No recurso, os advogados destacam ainda que a decisão de primeira instância que suspendeu os efeitos da resolução do CFF se baseou em artigos da chamada Lei do Ato Médico (12.842/2013) que foram vetados. “O diagnóstico e a prescrição terapêutica não estão elencados entre os atos privativos de médico. E foram retirados desse rol na aprovação da lei, sendo objetos de veto presidencial”, revelam no agravo.

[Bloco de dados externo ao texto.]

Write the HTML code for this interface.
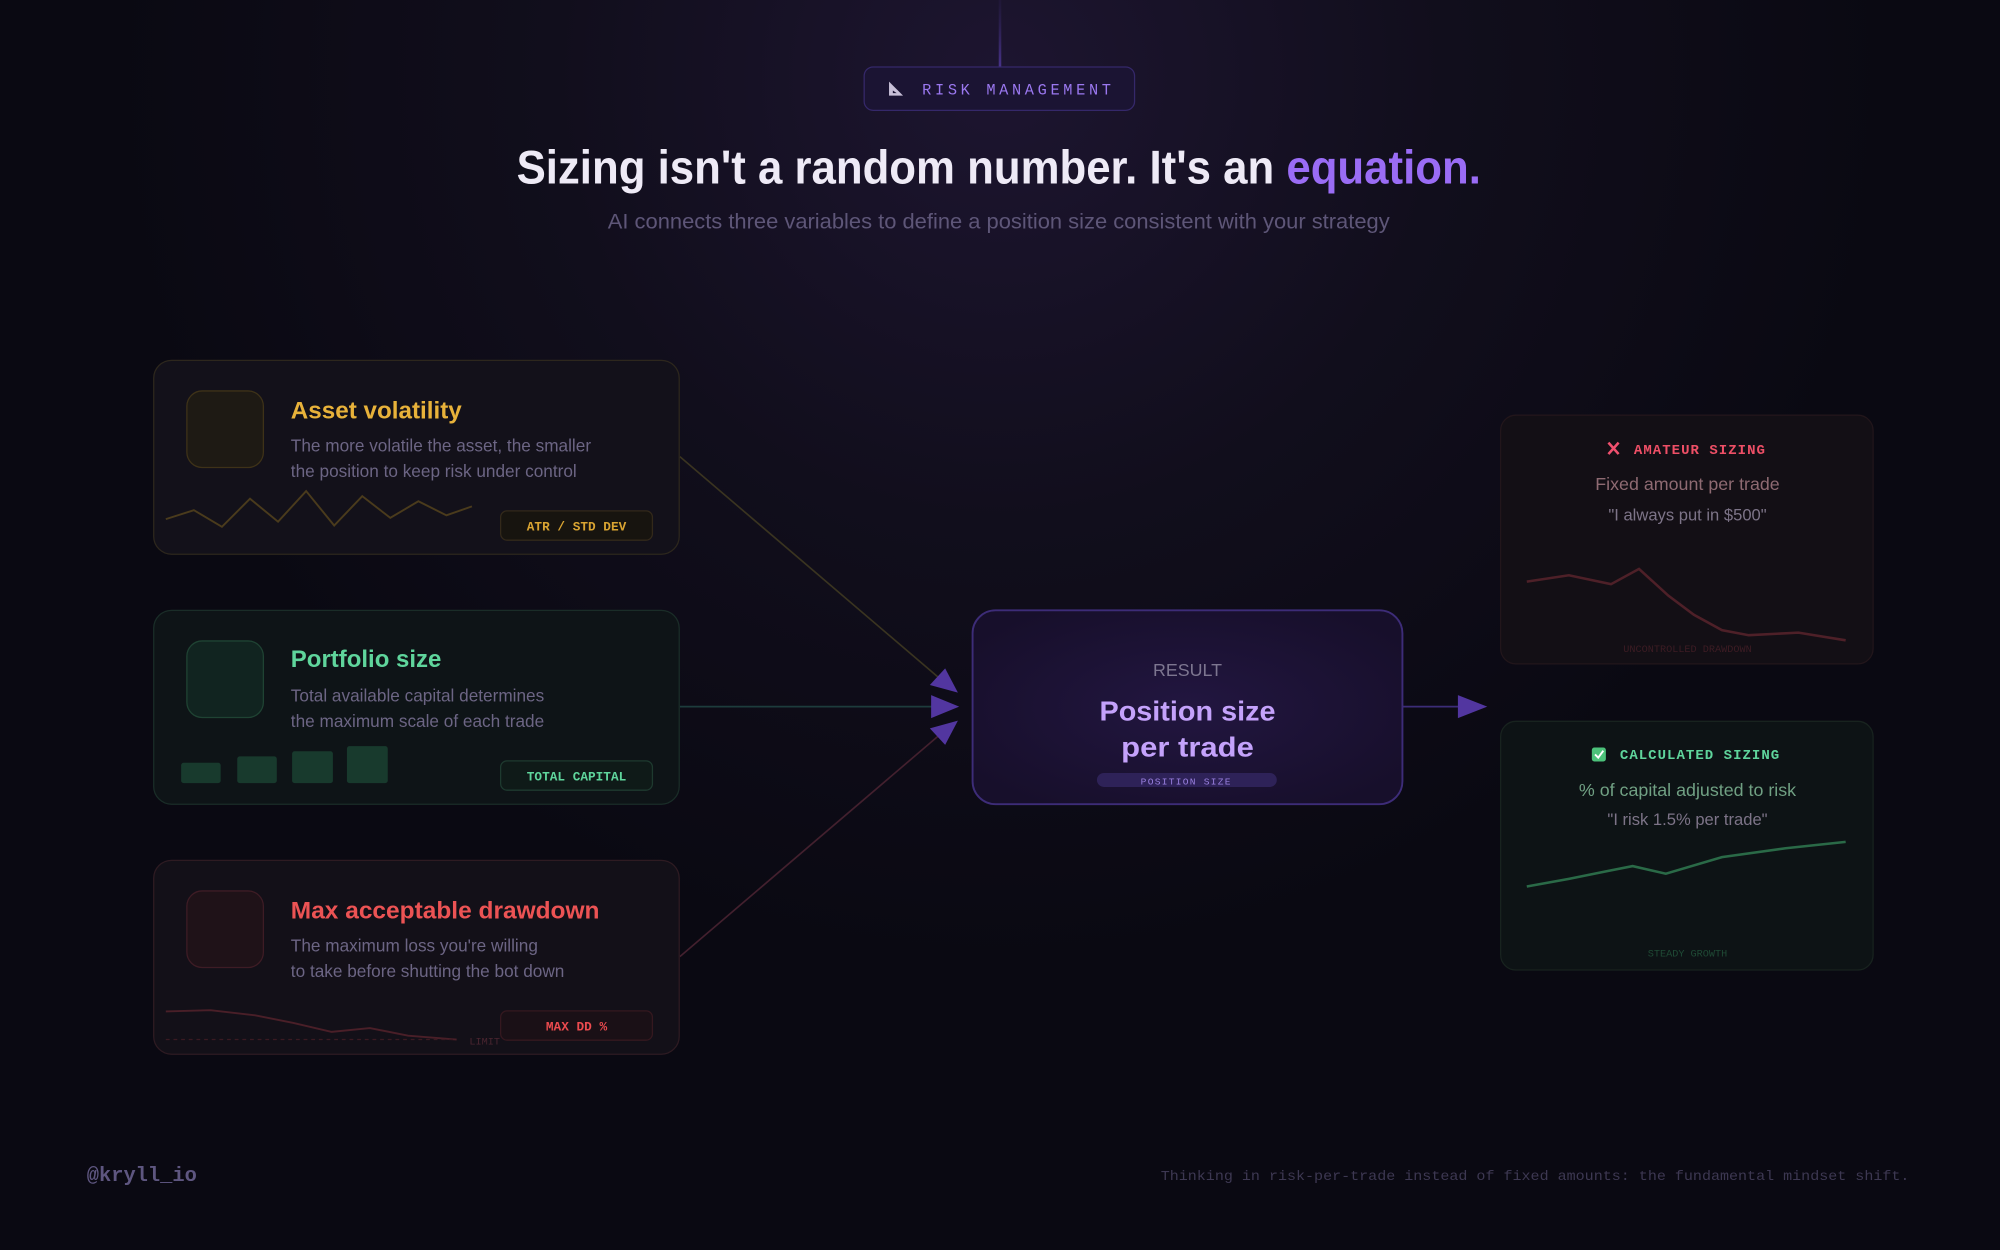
<!DOCTYPE html>
<html><head><meta charset="utf-8"><style>
html,body{margin:0;padding:0;background:#0b0a13;}
svg{display:block}
.s{font-family:"Liberation Sans",sans-serif}
.m{font-family:"Liberation Mono",monospace}
</style></head><body>
<svg width="2000" height="1250" viewBox="0 0 1568 980" xmlns="http://www.w3.org/2000/svg">
<defs>
<radialGradient id="g" cx="784" cy="60" r="700" gradientUnits="userSpaceOnUse">
<stop offset="0" stop-color="#1d1530"/><stop offset="0.5" stop-color="#110e1c"/><stop offset="1" stop-color="#0a0912"/></radialGradient>
<linearGradient id="vl" x1="0" y1="0" x2="0" y2="1"><stop offset="0" stop-color="#3a2a70" stop-opacity="0.2"/><stop offset="1" stop-color="#6a4ad0"/></linearGradient>
<radialGradient id="cg" cx="0.5" cy="0.5" r="0.6"><stop offset="0" stop-color="#221640"/><stop offset="1" stop-color="#170f2b"/></radialGradient>
</defs>
<rect width="1568" height="980" fill="url(#g)"/>
<rect x="783" y="0" width="2" height="62" fill="url(#vl)" opacity="0.7"/>
<!-- badge -->
<rect x="677.5" y="52.5" width="212" height="34" rx="7" fill="#1b1433" stroke="#35286a"/>
<path d="M697 64 L697 75 L708 75 Z" fill="#c8c0d8"/><path d="M700 71 L700 73 L703 73 Z" fill="#1b1433"/>
<text x="723" y="74" class="m" font-size="12" fill="#9b78f0" textLength="148" lengthAdjust="spacing">RISK MANAGEMENT</text>
<!-- title -->
<text x="783" y="144" class="s" font-size="37" font-weight="bold" text-anchor="middle" textLength="756" lengthAdjust="spacingAndGlyphs" fill="#eeeaf6">Sizing isn't a random number. It's an <tspan fill="#9a6cf5">equation.</tspan></text>
<text x="783" y="179" class="s" font-size="16.5" text-anchor="middle" textLength="613" lengthAdjust="spacingAndGlyphs" fill="#5e5678">AI connects three variables to define a position size consistent with your strategy</text>
<!-- connectors -->
<g stroke-width="1.3" fill="none">
<line x1="533" y1="358" x2="738" y2="533" stroke="#3a3420"/>
<line x1="533" y1="554" x2="735" y2="554" stroke="#1d3c3c"/>
<line x1="533" y1="750" x2="738" y2="575" stroke="#43202e"/>
<line x1="1099" y1="554" x2="1145" y2="554" stroke="#3c2c78"/>
</g>
<g fill="#5236a0">
<path d="M751 543 L729 537 L741 524 Z"/>
<path d="M752 554 L730 545 L730 563 Z"/>
<path d="M751 565 L741 584 L729 571 Z"/>
<path d="M1166 554 L1143 545 L1143 563 Z"/>
</g>
<!-- card1 -->
<rect x="120.5" y="282.5" width="412" height="152" rx="14" fill="#13111a" stroke="#2d271d"/>
<rect x="146.5" y="306.5" width="60" height="60" rx="12" fill="#1e1a14" stroke="#3e3218"/>
<text x="228" y="328" class="s" font-size="18.5" font-weight="bold" fill="#e8b23a" textLength="134" lengthAdjust="spacingAndGlyphs">Asset volatility</text>
<text x="228" y="354" class="s" font-size="13.5" fill="#6c6584">The more volatile the asset, the smaller</text>
<text x="228" y="374" class="s" font-size="13.5" fill="#6c6584">the position to keep risk under control</text>
<polyline points="130,407 152,400 174,413 196,391 218,409 240,385 262,412 284,389 306,406 328,393 350,404 370,397" fill="none" stroke="#4a3b1c" stroke-width="1.5"/>
<rect x="392.5" y="400.5" width="119" height="23" rx="5" fill="#17140f" stroke="#33291a"/>
<text x="452" y="416" class="m" font-size="10" font-weight="bold" text-anchor="middle" fill="#d9a432">ATR / STD DEV</text>
<!-- card2 -->
<rect x="120.5" y="478.5" width="412" height="152" rx="14" fill="#0e1417" stroke="#1a2d28"/>
<rect x="146.5" y="502.5" width="60" height="60" rx="12" fill="#112420" stroke="#1f4333"/>
<text x="228" y="523" class="s" font-size="18.5" font-weight="bold" fill="#5fd59c" textLength="118" lengthAdjust="spacingAndGlyphs">Portfolio size</text>
<text x="228" y="550" class="s" font-size="13.5" fill="#6c6584">Total available capital determines</text>
<text x="228" y="570" class="s" font-size="13.5" fill="#6c6584">the maximum scale of each trade</text>
<g fill="#183a2d"><rect x="142" y="598" width="31" height="16" rx="2"/><rect x="186" y="593" width="31" height="21" rx="2"/><rect x="229" y="589" width="32" height="25" rx="2"/><rect x="272" y="585" width="32" height="29" rx="2"/></g>
<rect x="392.5" y="596.5" width="119" height="23" rx="5" fill="#0f1a18" stroke="#1e3a2f"/>
<text x="452" y="612" class="m" font-size="10" font-weight="bold" text-anchor="middle" fill="#5fd59c">TOTAL CAPITAL</text>
<!-- card3 -->
<rect x="120.5" y="674.5" width="412" height="152" rx="14" fill="#131018" stroke="#2e1b22"/>
<rect x="146.5" y="698.5" width="60" height="60" rx="12" fill="#1f1218" stroke="#3e1c25"/>
<text x="228" y="720" class="s" font-size="18.5" font-weight="bold" fill="#ec5354" textLength="242" lengthAdjust="spacingAndGlyphs">Max acceptable drawdown</text>
<text x="228" y="746" class="s" font-size="13.5" fill="#6c6584">The maximum loss you're willing</text>
<text x="228" y="766" class="s" font-size="13.5" fill="#6c6584">to take before shutting the bot down</text>
<polyline points="130,793 165,792 200,796 230,802 260,809 290,806 320,812 358,815" fill="none" stroke="#4a1f28" stroke-width="1.5"/>
<line x1="130" y1="815" x2="358" y2="815" stroke="#3a1a22" stroke-dasharray="3,3"/>
<text x="368" y="819" class="m" font-size="8" fill="#4a2530">LIMIT</text>
<rect x="392.5" y="792.5" width="119" height="23" rx="5" fill="#1a1016" stroke="#35181f"/>
<text x="452" y="808" class="m" font-size="10" font-weight="bold" text-anchor="middle" fill="#ec4b4f">MAX DD %</text>
<!-- center -->
<rect x="762.5" y="478.5" width="337" height="152" rx="18" fill="url(#cg)" stroke="#3d2c78" stroke-width="1.5"/>
<text x="931" y="530" class="s" font-size="14" text-anchor="middle" fill="#7d7690">RESULT</text>
<text x="931" y="565" class="s" font-size="22" font-weight="bold" text-anchor="middle" fill="#c4a2fb" textLength="138" lengthAdjust="spacingAndGlyphs">Position size</text>
<text x="931" y="593" class="s" font-size="22" font-weight="bold" text-anchor="middle" fill="#c4a2fb" textLength="104" lengthAdjust="spacingAndGlyphs">per trade</text>
<rect x="860" y="606" width="141" height="11" rx="5.5" fill="#2e2258"/>
<text x="930" y="615" class="m" font-size="7.5" text-anchor="middle" fill="#9a80e0" letter-spacing="1">POSITION SIZE</text>
<!-- amateur -->
<rect x="1176.5" y="325.5" width="292" height="195" rx="12" fill="#130f15" stroke="#22161b"/>
<path d="M1261 347 L1269 356 M1269 347 L1261 356" stroke="#f0506e" stroke-width="2"/>
<text x="1281" y="356" class="m" font-size="11" font-weight="bold" fill="#ee4f66" letter-spacing="0.8">AMATEUR SIZING</text>
<text x="1323" y="384" class="s" font-size="14" text-anchor="middle" fill="#8e6a72">Fixed amount per trade</text>
<text x="1323" y="408" class="s" font-size="13" text-anchor="middle" fill="#7d7488">"I always put in $500"</text>
<polyline points="1197,456 1230,451 1263,458 1285,446 1308,467 1328,482 1350,494 1371,498 1410,496 1447,502" fill="none" stroke="#4e2028" stroke-width="2"/>
<text x="1323" y="511" class="m" font-size="8" text-anchor="middle" fill="#3d1c24">UNCONTROLLED DRAWDOWN</text>
<!-- calculated -->
<rect x="1176.5" y="565.5" width="292" height="195" rx="12" fill="#0d1315" stroke="#18231f"/>
<rect x="1248" y="586" width="11" height="11" rx="2" fill="#4cc27a"/>
<path d="M1250.5 591.5 L1253 594 L1257 588.5" stroke="#fff" stroke-width="1.5" fill="none"/>
<text x="1270" y="595" class="m" font-size="11" font-weight="bold" fill="#5fd59c" letter-spacing="0.8">CALCULATED SIZING</text>
<text x="1323" y="624" class="s" font-size="14" text-anchor="middle" fill="#70a083">% of capital adjusted to risk</text>
<text x="1323" y="647" class="s" font-size="13" text-anchor="middle" fill="#7d7488">"I risk 1.5% per trade"</text>
<polyline points="1197,695 1230,689 1260,683 1280,679 1306,685 1350,672 1400,665 1447,660" fill="none" stroke="#2a6a47" stroke-width="2"/>
<text x="1323" y="750" class="m" font-size="8" text-anchor="middle" fill="#1f4a35">STEADY GROWTH</text>
<!-- footer -->
<text x="68" y="926" class="m" font-size="16" font-weight="bold" fill="#5e5680">@kryll_io</text>
<text x="910" y="925" class="m" font-size="11" fill="#3d3852" textLength="587" lengthAdjust="spacingAndGlyphs">Thinking in risk-per-trade instead of fixed amounts: the fundamental mindset shift.</text>
</svg>
</body></html>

O CFF também está levando à Justiça a avaliação de que, ao suspender os efeitos da resolução editada pela autarquia, a figura da reserva de mercado profissional – proibida em lei e já vetada em decisões do Supremo Tribunal Federal – estaria sendo reeditada. “O Brasil precisa de mais profissionais de saúde cuidando da população. A reserva pretendida pelo Conselho Federal de Medicina desconsidera a realidade de milhares de municípios em que os farmacêuticos são indispensáveis aos programas do SUS que funcionam com atuação integrada dos profissionais de saúde”, alertam os profissionais.

No recurso encaminhado ao Tribunal Regional Federal da 1ª Região nesta terça-feira (29/04), pelos advogados dos escritórios Almeida Castro, Castro e Turbay e Fischgold Benevides, o CFF lembra ainda que somente os farmacêuticos qualificados com o chamado Registro de Qualificação de Especialista (RQE) em farmácia clínica estariam autorizados a prescrever medicamentos, afastando riscos à saúde, um dos argumentos que o CFM usou para derrubar a medida.

O pedido dos advogados é que a resolução do CFF seja restabelecida, mantendo a possibilidade de farmacêuticos elaborarem o perfil farmacoterapêutico no acompanhamento sistemático de pacientes.